Personal information
- Full name: Adrian Stanilewicz
- Date of birth: 22 February 2000 (age 26)
- Place of birth: Solingen, Germany
- Height: 1.75 m (5 ft 9 in)
- Position: Midfielder

Team information
- Current team: Fortuna Köln
- Number: 20

Youth career
- 2013–2020: Bayer Leverkusen

Senior career*
- Years: Team / Apps / (Gls)
- 2018–2020: Bayer Leverkusen / 0 / (0)
- 2020–2022: Darmstadt 98 / 11 / (0)
- 2022–: Fortuna Köln / 111 / (11)

International career
- 2015–2016: Germany U17 / 5 / (1)
- 2016: Germany U20 / 3 / (0)
- 2018–2019: Poland U20 / 10 / (0)

= Adrian Stanilewicz =

Association football player

Adrian Stanilewicz (born 22 February 2000) is a professional footballer who plays as a midfielder for 3. Liga club Fortuna Köln.
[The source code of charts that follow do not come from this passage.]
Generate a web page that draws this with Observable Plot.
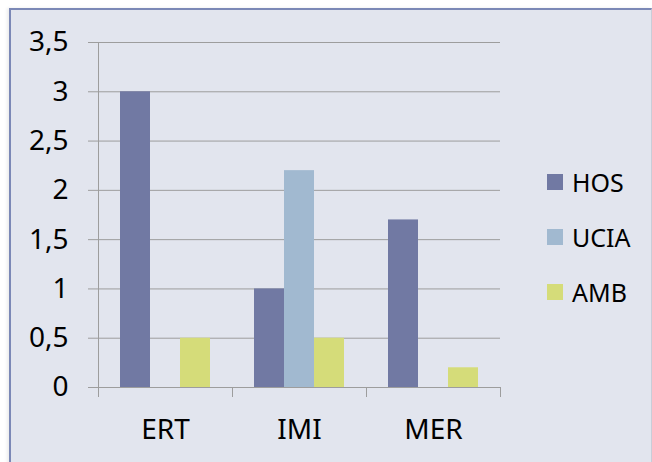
<!DOCTYPE html>
<html>
<head>
<meta charset="utf-8">
<script src="https://cdn.jsdelivr.net/npm/d3@7"></script>
<script src="https://cdn.jsdelivr.net/npm/@observablehq/plot@0.6"></script>
<style>
  html, body { margin: 0; padding: 0; background: #ffffff; }
  #wrap { position: relative; width: 652px; height: 462px; overflow: hidden; font-family: "Noto Sans", sans-serif; }
  #panel { position: absolute; left: 9px; top: 8px; right: 0; bottom: -4px;
           background: #e2e5ee; border-left: 2px solid #7b88b6; border-top: 2px solid #7b88b6;
           border-right: 1px solid #c9cdd8; box-shadow: -2px 0 3px rgba(0,0,0,0.08); }
  #chart { position: absolute; left: 0; top: 0; }
  #legend { position: absolute; left: 547px; top: 173px; }
  .item { position: absolute; left: 0; white-space: nowrap; height: 20px; }
  .sw { position: absolute; left: 0; top: 1px; width: 16px; height: 16px; }
  .lab { position: absolute; left: 25px; top: -6px; font-size: 25px; color: #000; line-height: 30px; }
</style>
</head>
<body>
<div id="wrap">
  <div id="panel"></div>
  <div id="chart"></div>
  <div id="legend"></div>
</div>
<script>
const categories = ["ERT", "IMI", "MER"];
const series = ["HOS", "UCIA", "AMB"];
const colors = ["#7179a3", "#a1b9d0", "#d5dc79"];
const HOS = [3, 1, 1.7];
const UCIA = [0, 2.2, 0];
const AMB = [0.5, 0.5, 0.2];
const yTicks = [0, 0.5, 1, 1.5, 2, 2.5, 3, 3.5];

const values = {HOS, UCIA, AMB};
const data = [];
for (const s of series) categories.forEach((c, i) => data.push({category: c, series: s, value: values[s][i]}));

const gridColor = "#9d9d9d";

// custom mark: x-axis tick marks at band boundaries, derived from the x scale
function bandEdgeTicks(index, scales, vals, dims) {
  const x = scales.x, y = scales.y;
  const step = x(categories[1]) - x(categories[0]);
  const edges = categories.map(c => x(c)).concat([x(categories[categories.length - 1]) + step]);
  const g = d3.create("svg:g");
  const y0 = y(0);
  for (const e of edges) {
    g.append("line")
      .attr("x1", e + 0.5).attr("x2", e + 0.5)
      .attr("y1", y0).attr("y2", y0 + 10)
      .attr("stroke", gridColor).attr("stroke-width", 1);
  }
  return g.node();
}

const bandPx = 134, barPx = 30, outer = 22;
const chart = Plot.plot({
  width: 652,
  height: 462,
  marginLeft: 98,
  marginRight: 152,
  marginTop: 42,
  marginBottom: 75,
  style: {background: "transparent", fontFamily: "'Noto Sans', sans-serif", fontSize: "28px", color: "#000", overflow: "visible"},
  x: {domain: categories, padding: 0, label: null},
  y: {domain: [0, 3.5], label: null},
  marks: [
    Plot.gridY(yTicks, {stroke: gridColor, strokeOpacity: 1, strokeWidth: 1}),
    ...series.map((s, k) => Plot.barY(data.filter(d => d.series === s), {
      x: "category", y: "value",
      fill: colors[k],
      insetLeft: outer + k * barPx,
      insetRight: outer + (2 - k) * barPx
    })),
    Plot.ruleY([0], {stroke: gridColor, strokeWidth: 1}),
    Plot.frame({anchor: "left", stroke: gridColor, strokeWidth: 1}),
    Plot.axisY(yTicks, {tickSize: 10, tickPadding: 20, stroke: gridColor, strokeOpacity: 1,
      tickFormat: d => String(d).replace(".", ","), fontSize: 28, fill: "#000"}),
    Plot.axisX({tickSize: 0, tickPadding: 32, fontSize: 28, fill: "#000"}),
    bandEdgeTicks
  ]
});
document.getElementById("chart").appendChild(chart);

const legend = d3.select("#legend");
series.forEach((s, k) => {
  const it = legend.append("div").attr("class", "item").style("top", (k * 55) + "px");
  it.append("div").attr("class", "sw").style("background", colors[k]);
  it.append("div").attr("class", "lab").text(s);
});
</script>
</body>
</html>
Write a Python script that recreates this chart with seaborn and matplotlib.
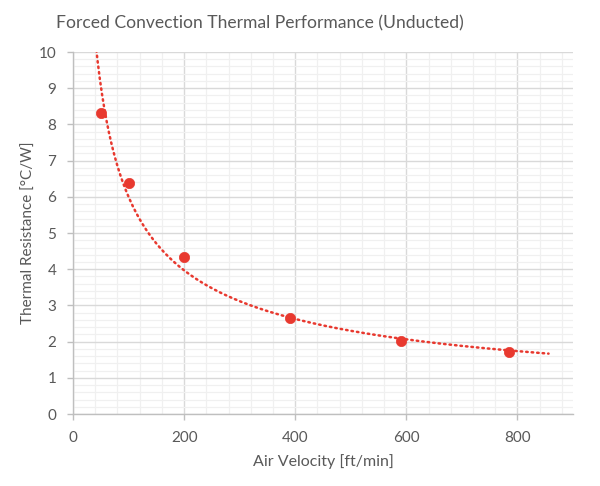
import numpy as np
import pandas as pd
import matplotlib
matplotlib.use("Agg")
import matplotlib.pyplot as plt
from matplotlib.ticker import MultipleLocator
import seaborn as sns

# Data
air_velocity = [50, 100, 200, 390, 590, 785]
thermal_resistance = [8.32, 6.38, 4.34, 2.65, 2.02, 1.71]
trend_x_start, trend_x_end = 40, 856

title = "Forced Convection Thermal Performance (Unducted)"
x_label = "Air Velocity [ft/min]"
y_label = "Thermal Resistance [°C/W]"

sns.set_theme(style="white")
plt.rcParams['font.family'] = ['Lato', 'DejaVu Sans']

red = "#E8392F"
gray_txt = "#595959"

fig = plt.figure(figsize=(6, 4.86), dpi=100)
ax = fig.add_axes([0.1217, 0.148, 0.8333, 0.745])

df = pd.DataFrame({"v": air_velocity, "r": thermal_resistance})

# Power trendline (Excel-style), fitted in log-log space
b, lna = np.polyfit(np.log(df["v"]), np.log(df["r"]), 1)
tx = np.linspace(trend_x_start, trend_x_end, 400)
trend = pd.DataFrame({"v": tx, "r": np.exp(lna) * tx ** b})
sns.lineplot(data=trend, x="v", y="r", ax=ax, color=red, linewidth=1.8,
             linestyle=(0, (0.6, 1.6)), dash_capstyle="round", zorder=3)
sns.scatterplot(data=df, x="v", y="r", ax=ax, color=red, s=55,
                edgecolor=red, linewidth=0.5, zorder=4)

ax.set_xlim(0, 900)
ax.set_ylim(0, 10)
ax.xaxis.set_major_locator(MultipleLocator(200))
ax.xaxis.set_minor_locator(MultipleLocator(40))
ax.yaxis.set_major_locator(MultipleLocator(1))
ax.yaxis.set_minor_locator(MultipleLocator(0.2))
ax.grid(which="major", color="#D9D9D9", linewidth=1.0)
ax.grid(which="minor", color="#F0F0F0", linewidth=0.9)
ax.set_axisbelow(True)

for s in ["top", "right"]:
    ax.spines[s].set_visible(False)
for s in ["left", "bottom"]:
    ax.spines[s].set_color("#BFBFBF")
    ax.spines[s].set_linewidth(1.0)

ax.tick_params(which="major", axis="both", direction="out", length=4,
               color="#BFBFBF", width=1, labelsize=11, labelcolor=gray_txt, pad=6)
ax.tick_params(which="minor", length=0)
ax.tick_params(axis="x", bottom=True, pad=8)
ax.tick_params(axis="y", left=True, pad=8)

ax.set_xlabel(x_label, fontsize=11.5, color=gray_txt, labelpad=7)
ax.set_ylabel(y_label, fontsize=11, color=gray_txt, labelpad=2)
fig.suptitle(title, x=0.433, y=0.968, fontsize=12.6, color=gray_txt)

fig.savefig("out.png", dpi=100)
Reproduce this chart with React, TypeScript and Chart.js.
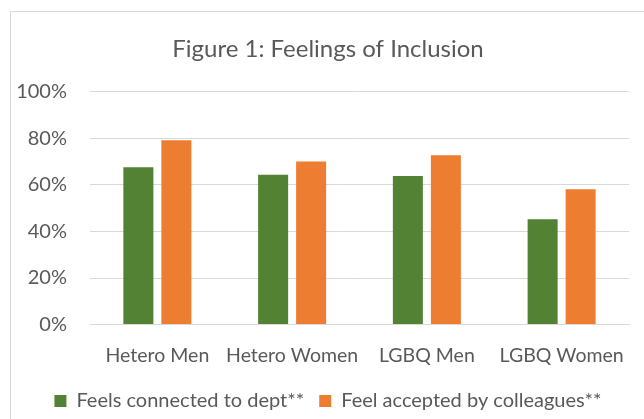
import React, { useEffect, useRef } from "react";
import { Chart, registerables } from "chart.js";

Chart.register(...registerables);

const categories = ["Hetero Men", "Hetero Women", "LGBQ Men", "LGBQ Women"];
const connectedValues = [67.6, 64.4, 63.8, 45.2];
const acceptedValues = [79.2, 70.1, 72.7, 58.1];
const seriesNames = ["Feels connected to dept**", "Feel accepted by colleagues**"];
const titleText = "Figure 1: Feelings of Inclusion";
const yTicks = [0, 20, 40, 60, 80, 100];

const FONT = "Lato, 'Open Sans', sans-serif";
const TEXT = "#595959";

export default function App() {
  const ref = useRef<HTMLCanvasElement | null>(null);

  useEffect(() => {
    if (!ref.current) return;
    const chart = new Chart(ref.current, {
      type: "bar",
      data: {
        labels: categories,
        datasets: [
          {
            label: seriesNames[0],
            data: connectedValues,
            backgroundColor: "#548235",
            borderWidth: 0,
            categoryPercentage: 0.564,
            barPercentage: 0.79,
          },
          {
            label: seriesNames[1],
            data: acceptedValues,
            backgroundColor: "#ED7D31",
            borderWidth: 0,
            categoryPercentage: 0.564,
            barPercentage: 0.79,
          },
        ],
      },
      options: {
        responsive: false,
        animation: false,
        layout: { padding: { left: 10, right: 14, top: 0, bottom: -2 } },
        plugins: {
          title: {
            display: true,
            text: titleText,
            color: TEXT,
            font: { family: FONT, size: 24, weight: "normal" },
            padding: { top: 35, bottom: 28 },
          },
          legend: {
            position: "bottom",
            labels: {
              color: TEXT,
              font: { family: FONT, size: 20 },
              boxWidth: 12,
              boxHeight: 12,
              padding: 15,
            },
          },
          tooltip: { enabled: false },
        },
        scales: {
          x: {
            grid: { display: false },
            border: { display: true, color: "#d9d9d9", width: 1 },
            ticks: {
              color: TEXT,
              font: { family: FONT, size: 19.5 },
              padding: 11,
              maxRotation: 0,
              autoSkip: false,
            },
            afterFit: (scale: any) => {
              scale.height -= 2;
            },
          },
          y: {
            min: 0,
            max: 100,
            afterBuildTicks: (scale: any) => {
              scale.ticks = yTicks.map((v) => ({ value: v }));
            },
            grid: { color: "#d9d9d9", lineWidth: 1, drawTicks: false },
            border: { display: false },
            ticks: {
              color: TEXT,
              font: { family: FONT, size: 20 },
              padding: 23,
              callback: (v: any) => v + "%",
            },
            afterFit: (scale: any) => {
              scale.width = 80;
            },
          },
          y2: {
            position: "right",
            display: true,
            min: 0,
            max: 100,
            grid: { display: false },
            border: { display: false },
            ticks: { display: false },
            afterFit: (scale: any) => {
              scale.width = 17;
            },
          },
        },
      },
    });
    return () => chart.destroy();
  }, []);

  return (
    <div
      style={{
        position: "fixed",
        left: 0,
        top: 0,
        width: 644,
        height: 419,
        overflow: "hidden",
        background: "#fff",
      }}
    >
      <div
        style={{
          position: "absolute",
          left: 10,
          top: 11,
          width: 700,
          height: 500,
          border: "1px solid #d9d9d9",
          boxSizing: "border-box",
        }}
      />
      <canvas
        ref={ref}
        width={660}
        height={419}
        style={{ position: "absolute", left: 0, top: 0, width: 660, height: 419 }}
      />
    </div>
  );
}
Initially, he represented Germany internationally on youth level before switching to representing Poland.

==Club career==
Stanilewicz made his professional debut for Bayer Leverkusen in the UEFA Europa League, coming on as a substitute in the 88th minute for Lucas Alario in the 5–1 away win against Cypriot club AEK Larnaca.

On 7 August 2020, Stanilewicz agreed to sign with SV Darmstadt 98 on a free transfer. He joined the team following Bayer Leverkusen's UEFA Europa League campaign was completed.

On 9 September 2022, he joined Regionalliga West side Fortuna Köln, reuniting with his Bayer youth coach Markus von Ahlen.

==Personal life==
Stanilewicz was born in Germany and is of Polish descent. He was previously a youth international for Germany, before switching to represent the Poland U20s.

He started all four games played by Poland U20 at the 2019 FIFA U-20 World Cup.